Materials Science Forum, Vol.455-456, 550-555, 2004
Mechanical properties of nanostructured ceramic materials
Materials scientists and engineers have long had full and confident skill in conceiving and developing materials microstructure custom designed at micron scale. In metallurgy, oxide dispersions of 1 mum in scale have provided dramatic properties improvements. In ceramic, the tetragonal zirconia polycrystals with grain size around 0.5 mum have offered strength improvements and toughness increase of up to a factor of 10. To go to nanostructure is the today challenge. Nanoscale structures would include those materials where deliberate microstructural engineering has been attempted with structural features up to 50 nm.
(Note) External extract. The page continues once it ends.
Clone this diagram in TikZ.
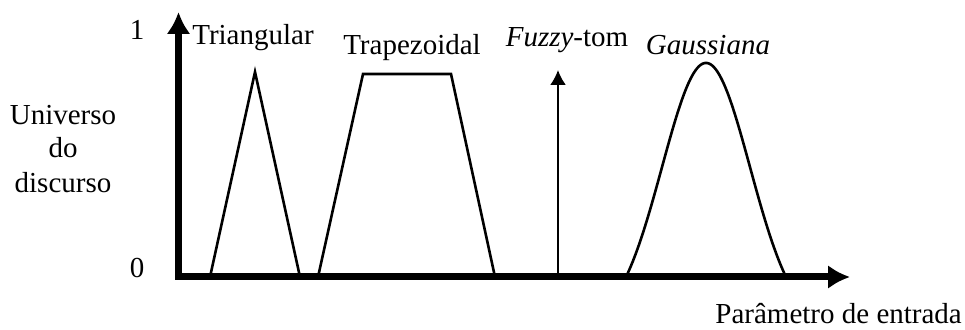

Beneficial results have been obtained by the addition of a few to a few tens of nanometer diameter/size particles in the conventional materials (mechanism similar to precipitation hardening), but these materials are not included in Nanostructured Material Ceramics (NsMC). Nanostructured materials are composed of equiaxied nano-sized crystallites. Depending on chemical composition, two families of NsMC can be defined. The family where all the nanocrystallites and interfacial regions have the same composition: this family is the real NsMC. The second family is obtained if a compositional variation occurs between crystallites and the interfacial regions: these NsMC are named nano-nano composites (NNCs) and are the most common NsMC. The hardness, toughness, strength and fracture resistance for creep and fatigue are strongly improved in NsMC and NNCs. New features of ceramic materials, such as machinability and superplasticity, have been observed for the nano-nano composites (NNCs). The present level of experimental results and theoretical understanding of mechanical behaviour of the NsMC and NNCs are critically reviewed in this paper.